▽

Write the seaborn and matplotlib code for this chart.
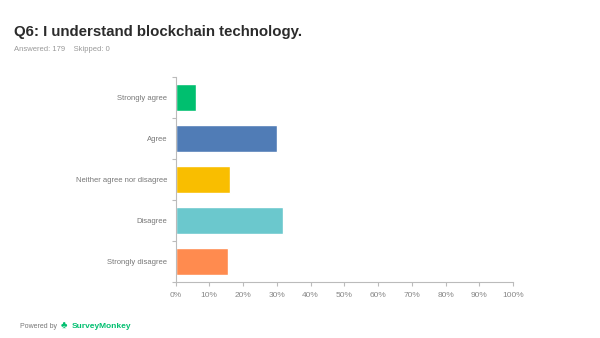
import seaborn as sns
import matplotlib.pyplot as plt
import pandas as pd

# answer choices and share of responses (%)
choices = ['Strongly agree', 'Agree', 'Neither agree nor disagree', 'Disagree', 'Strongly disagree']
percent = [6.15, 30.17, 16.20, 31.84, 15.64]
colors = ['#00BF6F', '#507CB6', '#F9BE00', '#6BC8CD', '#FF8B4F']
xticks = [0, 10, 20, 30, 40, 50, 60, 70, 80, 90, 100]

df = pd.DataFrame({'Choice': choices, 'Percent': percent})

sns.set_style('white')
plt.rcParams['font.family'] = ['Liberation Sans', 'DejaVu Sans']

fig = plt.figure(figsize=(6, 3.38), dpi=100)
ax = fig.add_axes([0.2925, 0.166, 0.5625, 0.606])

sns.barplot(data=df, x='Percent', y='Choice', hue='Choice', palette=colors,
            legend=False, width=0.66, ax=ax, saturation=1)

ax.set_xlim(0, 100)
ax.set_ylim(4.5, -0.5)
ax.set_xticks(xticks)
ax.set_xticklabels([f'{t}%' for t in xticks], fontsize=6, color='#888888')
ax.set_yticks(range(len(choices)))
ax.set_yticklabels(choices, fontsize=5.5, color='#777777')
ax.tick_params(axis='y', which='major', left=True, length=0, pad=6)
# small tick marks between categories on the left spine
ax.set_yticks([i - 0.5 for i in range(len(choices) + 1)], minor=True)
ax.tick_params(axis='y', which='minor', left=True, length=3, color='#bbbbbb', width=0.8)
ax.tick_params(axis='x', bottom=True, length=3, color='#bbbbbb', width=0.8, pad=4)
ax.set_xlabel('')
ax.set_ylabel('')
for side in ['top', 'right']:
    ax.spines[side].set_visible(False)
for side in ['left', 'bottom']:
    ax.spines[side].set_color('#bbbbbb')
    ax.spines[side].set_linewidth(0.8)

fig.text(0.023, 0.905, 'Q6: I understand blockchain technology.', fontsize=10.8,
         fontweight='bold', color='#2b2b2b', va='center')
fig.text(0.023, 0.853, 'Answered: 179    Skipped: 0', fontsize=5.5, color='#999999', va='center')
fig.text(0.033, 0.035, 'Powered by', fontsize=5, color='#777777', va='center')
fig.text(0.101, 0.035, '\u2663', fontsize=7, color='#00BF6F', va='center')
fig.text(0.12, 0.035, 'SurveyMonkey', fontsize=6, color='#00BF6F',
         fontweight='bold', va='center')

fig.savefig('out.png', dpi=100)
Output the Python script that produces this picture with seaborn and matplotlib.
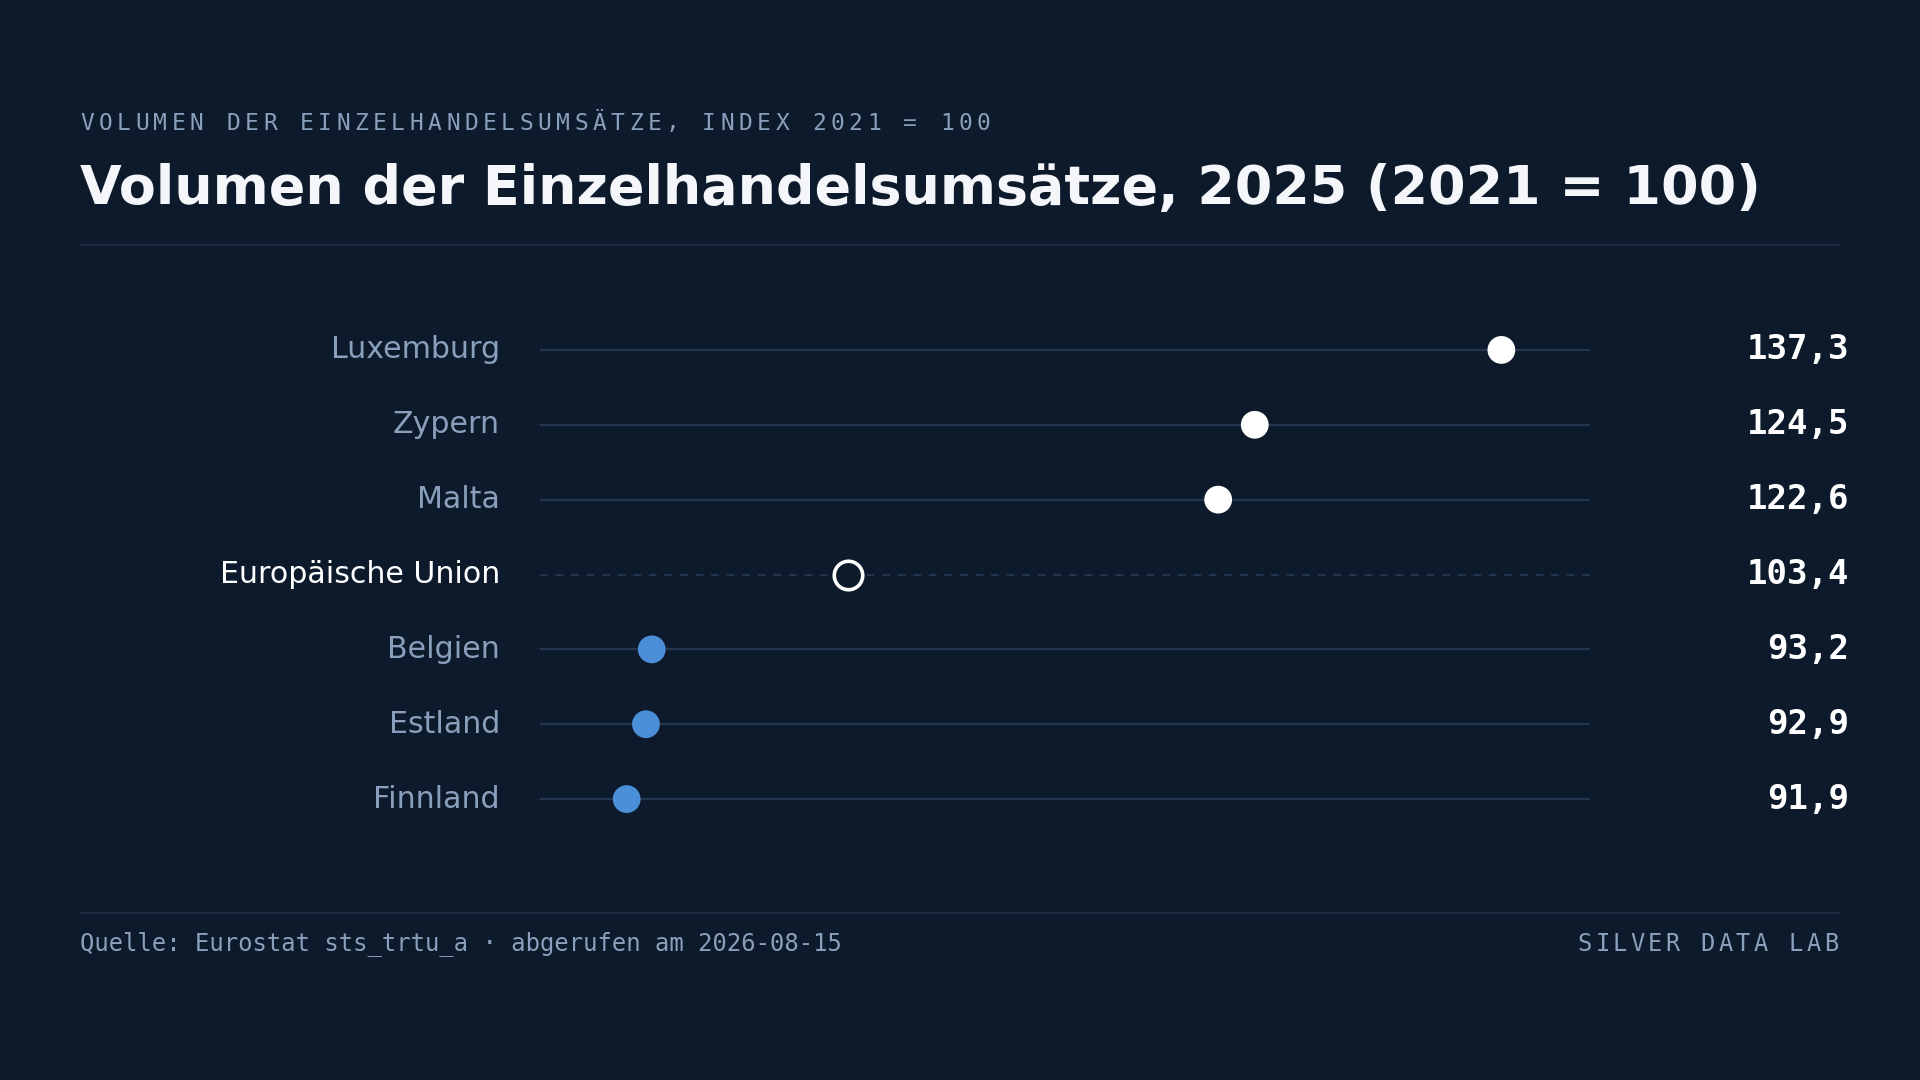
import numpy as np
import pandas as pd
import matplotlib
matplotlib.use('Agg')
import matplotlib.pyplot as plt
import matplotlib.transforms as mtransforms
import seaborn as sns

# data
countries = ['Luxemburg', 'Zypern', 'Malta', 'Europäische Union', 'Belgien', 'Estland', 'Finnland']
values = [137.3, 124.5, 122.6, 103.4, 93.2, 92.9, 91.9]
groups = ['hoch', 'hoch', 'hoch', 'eu', 'niedrig', 'niedrig', 'niedrig']

BG = '#0d1a2b'
MUTED = '#8a9fbb'
RULE = '#1c2b3f'
TRACK = '#22364f'
BLUE = '#4a8fd8'
WHITE = '#ffffff'

sns.set_theme(style='white')
plt.rcParams['font.family'] = ['DejaVu Sans']

df = pd.DataFrame({'land': countries, 'wert': values, 'gruppe': groups})
df['pos'] = np.arange(len(df))


def spaced_text(fig, x_px, y_px, s, pitch, align='left', **kw):
    # monospace text with letter spacing, one glyph at a time
    if align == 'right':
        x_px = x_px - (len(s) - 1) * pitch
    for i, ch in enumerate(s):
        fig.text((x_px + i * pitch) / 1920, 1 - y_px / 1080, ch, ha='left', va='center', **kw)


fig = plt.figure(figsize=(19.2, 10.8), dpi=100, facecolor=BG)
ax = fig.add_axes([540 / 1920, 1 - 836.5 / 1080, 1050 / 1920, 524 / 1080])
ax.set_facecolor(BG)

# tracks
for _, r in df.iterrows():
    if r['gruppe'] == 'eu':
        ax.axhline(r['pos'], color=TRACK, lw=1.4, ls=(0, (4, 4)), zorder=1)
    else:
        ax.axhline(r['pos'], color=TRACK, lw=1.6, zorder=1)

# dots
sns.scatterplot(data=df[df['gruppe'] == 'hoch'], x='wert', y='pos', color=WHITE,
                s=400, edgecolor='none', ax=ax, zorder=3, legend=False)
sns.scatterplot(data=df[df['gruppe'] == 'niedrig'], x='wert', y='pos', color=BLUE,
                s=400, edgecolor='none', ax=ax, zorder=3, legend=False)
sns.scatterplot(data=df[df['gruppe'] == 'eu'], x='wert', y='pos', color=BG,
                s=420, edgecolor=WHITE, linewidth=2.6, ax=ax, zorder=3, legend=False)

ax.set_xlim(87.4, 141.9)
ax.set_ylim(len(df) - 0.5, -0.5)
ax.set_xticks([])
ax.set_yticks([])
ax.set_xlabel('')
ax.set_ylabel('')
for s in ax.spines.values():
    s.set_visible(False)

trans = mtransforms.blended_transform_factory(ax.transAxes, ax.transData)
for _, r in df.iterrows():
    eu = r['gruppe'] == 'eu'
    ax.text(-40 / 1050, r['pos'], r['land'], transform=trans, ha='right', va='center',
            fontsize=21.6, color=WHITE if eu else MUTED)
    ax.text(1309 / 1050, r['pos'], f"{r['wert']:.1f}".replace('.', ','), transform=trans,
            ha='right', va='center', fontsize=24.5, fontweight='bold', color=WHITE,
            family='DejaVu Sans Mono')

# header
spaced_text(fig, 80, 123, 'VOLUMEN DER EINZELHANDELSUMSÄTZE, INDEX 2021 = 100', 18.3,
            fontsize=16.5, color=MUTED, family='DejaVu Sans Mono')
fig.text(80 / 1920, 1 - 189 / 1080, 'Volumen der Einzelhandelsumsätze, 2025 (2021 = 100)',
         fontsize=38.8, fontweight='bold', color='#f4f6f9', va='center', ha='left')
fig.add_artist(plt.Line2D([80 / 1920, 1840 / 1920], [1 - 245 / 1080, 1 - 245 / 1080],
                          color=RULE, lw=1.3))

# footer
fig.add_artist(plt.Line2D([80 / 1920, 1840 / 1920], [1 - 913 / 1080, 1 - 913 / 1080],
                          color=RULE, lw=1.3))
fig.text(80 / 1920, 1 - 944 / 1080, 'Quelle: Eurostat sts_trtu_a · abgerufen am 2026-08-15',
         fontsize=17.2, color=MUTED, family='DejaVu Sans Mono', va='center', ha='left')
spaced_text(fig, 1838 - 14, 944, 'SILVER DATA LAB', 17.6, align='right',
            fontsize=17, color=MUTED, family='DejaVu Sans Mono')

fig.savefig('out.png', dpi=100, facecolor=BG)
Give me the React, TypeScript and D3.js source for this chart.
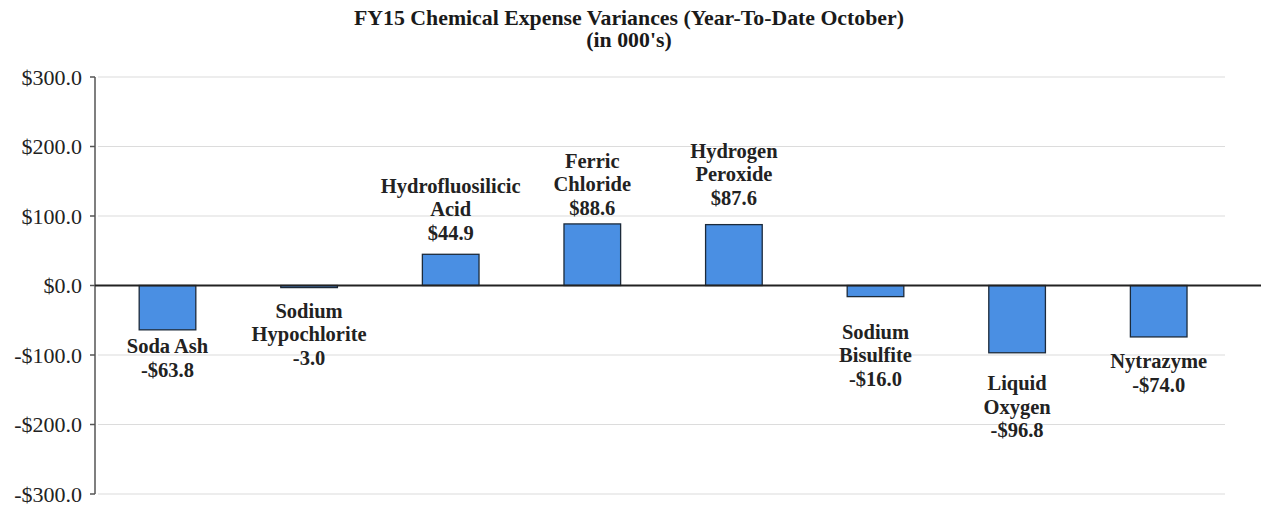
import React from "react";
import * as d3 from "d3";

const categories: string[][] = [
  ["Soda Ash"],
  ["Sodium", "Hypochlorite"],
  ["Hydrofluosilicic", "Acid"],
  ["Ferric", "Chloride"],
  ["Hydrogen", "Peroxide"],
  ["Sodium", "Bisulfite"],
  ["Liquid", "Oxygen"],
  ["Nytrazyme"],
];
const values: number[] = [-63.8, -3.0, 44.9, 88.6, 87.6, -16.0, -96.8, -74.0];
const valueLabels: string[] = ["-$63.8", "-3.0", "$44.9", "$88.6", "$87.6", "-$16.0", "-$96.8", "-$74.0"];
const tickValues: number[] = [300, 200, 100, 0, -100, -200, -300];
const tickLabels: string[] = ["$300.0", "$200.0", "$100.0", "$0.0", "-$100.0", "-$200.0", "-$300.0"];
const titleLines: string[] = ["FY15 Chemical Expense Variances (Year-To-Date October)", "(in 000's)"];
// label nudges (px) from the bar end to the nearest text baseline
const labelNudge: number[] = [23.5, 30, 14.7, 9.3, 20, 42, 37.5, 31.5];

export default function App() {
  const W = 1261, H = 506;
  const left = 96.7, right = 1229.5, top = 77, bottom = 494;
  const x = d3.scaleBand<number>().domain(d3.range(values.length)).range([left, right]).paddingInner(0.6).paddingOuter(0.3);
  const y = d3.scaleLinear().domain([-300, 300]).range([bottom, top]);
  const font = "'Liberation Serif', 'Times New Roman', serif";
  const lh = 23.5;
  return (
    <svg width={W} height={H} style={{ position: "absolute", left: 0, top: 0, background: "#fff", fontFamily: font }}>
      {titleLines.map((t, i) => (
        <text key={i} x={629} y={25 + i * 21.5} textAnchor="middle" fontWeight="bold" fontSize={21.8} fill="#1a1a1a">{t}</text>
      ))}
      {tickValues.map((v, i) => (
        <g key={i}>
          {v !== 0 && <line x1={98} x2={1225} y1={y(v)} y2={y(v)} stroke="#dcdcdc" strokeWidth={1.2} />}
          <line x1={90} x2={95} y1={y(v)} y2={y(v)} stroke="#555" strokeWidth={1.5} />
          <text x={82} y={y(v)} dy="0.35em" textAnchor="end" fontSize={22} fill="#222">{tickLabels[i]}</text>
        </g>
      ))}
      <line x1={95} x2={95} y1={y(300)} y2={y(-300)} stroke="#555" strokeWidth={1.5} />
      {values.map((v, i) => (
        <rect key={i} x={x(i)} width={x.bandwidth()} y={Math.min(y(v), y(0))} height={Math.abs(y(v) - y(0))}
          fill="#4a8fe3" stroke="#1c2a3a" strokeWidth={1.3} />
      ))}
      <line x1={95} x2={W} y1={y(0)} y2={y(0)} stroke="#222" strokeWidth={2} />
      {values.map((v, i) => {
        const lines = [...categories[i], valueLabels[i]];
        const cx = x(i)! + x.bandwidth() / 2;
        const n = lines.length;
        const startY = v >= 0 ? y(v) - labelNudge[i] - (n - 1) * lh : y(v) + labelNudge[i];
        return (
          <text key={i} textAnchor="middle" fontWeight="bold" fontSize={20.5} fill="#222">
            {lines.map((l, j) => (
              <tspan key={j} x={cx} y={startY + j * lh}>{l}</tspan>
            ))}
          </text>
        );
      })}
    </svg>
  );
}
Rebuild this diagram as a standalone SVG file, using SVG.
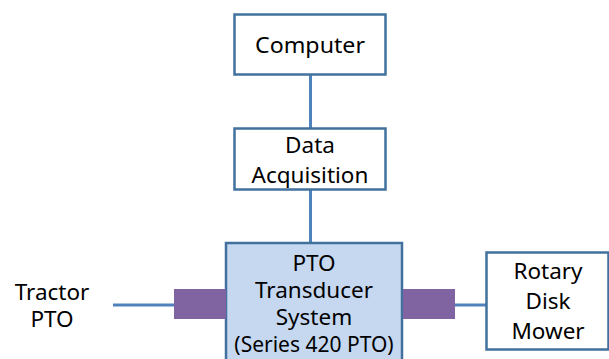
<svg xmlns="http://www.w3.org/2000/svg" width="609" height="359" viewBox="0 0 609 359">
<style>
.box{fill:#ffffff;stroke:#41719c;stroke-width:2.5}
.pto{fill:#c5d8f0;stroke:#41719c;stroke-width:2.5}
.line{stroke:#4f81bd;stroke-width:3;fill:none}
.coup{fill:#8064a2}
text{font-family:"Noto Sans","Open Sans",sans-serif;font-size:22.5px;fill:#000;text-anchor:middle}
.small{font-size:21px}
</style>
<rect width="609" height="359" fill="#ffffff"/>
<g id="connectors">
<line class="line" x1="310.5" y1="75" x2="310.5" y2="128"/>
<line class="line" x1="310.5" y1="190" x2="310.5" y2="243"/>
<line class="line" x1="113" y1="305" x2="175" y2="305"/>
<line class="line" x1="454" y1="305" x2="487" y2="305"/>
</g>
<g id="computer">
<rect class="box" x="234.5" y="14.5" width="151" height="60"/>
<text x="310" y="53" textLength="110" lengthAdjust="spacingAndGlyphs">Computer</text>
</g>
<g id="daq">
<rect class="box" x="234.5" y="128.5" width="151" height="61"/>
<text x="310" y="153">Data</text>
<text x="310" y="183">Acquisition</text>
</g>
<g id="pto">
<rect class="pto" x="226" y="243" width="176" height="130"/>
<text x="314" y="271">PTO</text>
<text x="314" y="298">Transducer</text>
<text x="314" y="325">System</text>
<text class="small" x="314" y="352">(Series 420 PTO)</text>
</g>
<g id="coupler-left">
<rect class="coup" x="174" y="289" width="52" height="30"/>
</g>
<g id="coupler-right">
<rect class="coup" x="403" y="289" width="52" height="30"/>
</g>
<g id="tractor">
<text x="52" y="300">Tractor</text>
<text x="52" y="327">PTO</text>
</g>
<g id="mower">
<rect class="box" x="486.5" y="252.5" width="122" height="97"/>
<text x="548" y="279">Rotary</text>
<text x="548" y="309">Disk</text>
<text x="548" y="339">Mower</text>
</g>
</svg>
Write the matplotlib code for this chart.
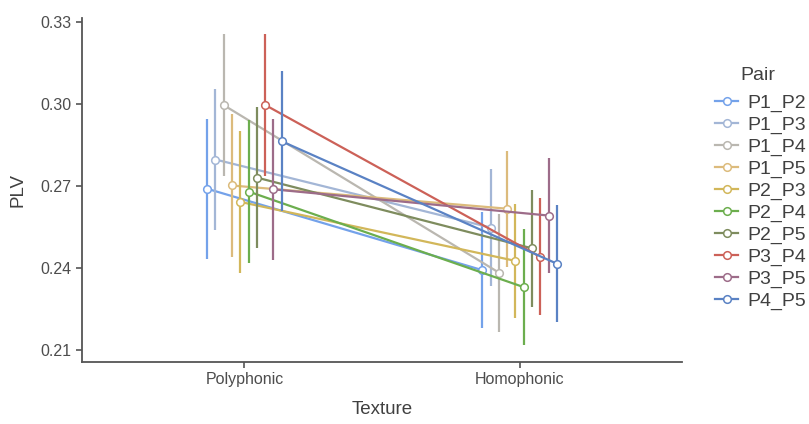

△

◆ EXERCISE DETAILS: Start at the line that contains "Give me the", stop at the line that contains "import * as", and reproduce each line in that stretch exactly. Pictures are excluded.

◆ WRITTEN ANSWER:
Give me the React, TypeScript and D3.js source for this chart.
import React from "react";
import * as d3 from "d3";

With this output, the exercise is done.